Tony Reyes, Surprise, Arizona — The administration was laying the basis or testing the waters for a more sinister scenario in its calibrated response to the threats. That scenario is for Arroyo to become a dictator and stay in power forever. She knows it can be done by “taking good care” of the military.

Madeline T. Fetalino, ist-systems — Arroyo declared an emergency because it was the right thing to do. The threat was real. The economy is taking off. We do not need another People Power or coup. It’s time to teach adventurists a lesson. Instead of trying to oust the president, our country will be better off if they just simply worked hard.

Cristino Franco, yahoo — All the above reasons. Plus beclouding all the sensational issues against her, e.g. election cheating, fertilizer scam, etc. It is not intended to merely scare away her detractors but to neutralize them by incarceration for offenses not directly related to the emergency.

Oliver Mangahas, Taipei, Taiwan — It will be irresponsible of any President not to declare a state of emergency. Doing so made her a responsible leader worthy of people’s trust and confidence.

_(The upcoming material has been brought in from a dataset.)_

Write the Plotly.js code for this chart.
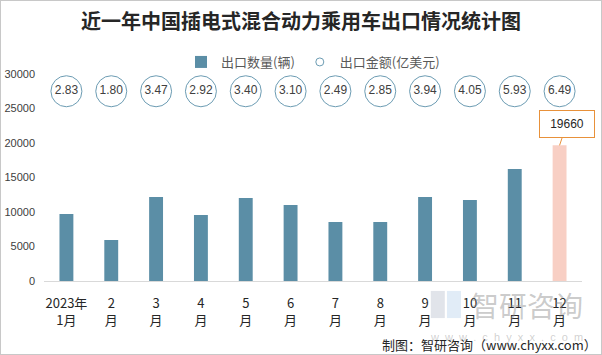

Ricardo C. Brazil, Paranaque — The President is consolidating her forces to protect the gains of the administration. She may be a wily political animal but she certainly is a decent lady. A God-fearing woman and obedient to the Lord.

Janet Smith, Shropshire, England — It did not do any good to the image of the Philippines. The sad reality is the Philippines like any other country needs investments from other countries to drive economic recovery/growth. No investors would want to risk funds in a country that does not seem to be able to achieve any stability.

Conrad Javier, Hunting Valley, Ohio — After being branded as “soft and weak” by the world, especially the West (post-Iraq military withdrawal three years ago), she wanted to show that she could still wield an iron fist when the occasion calls for it.

A.K. Ong, Las Piñas — I agree with GMA. The media have been remiss in policing their ranks. Time and again, a significant number of print and broadcast journalists have irresponsibly reported unverified news leads that led to damage to the reputation of the Philippines.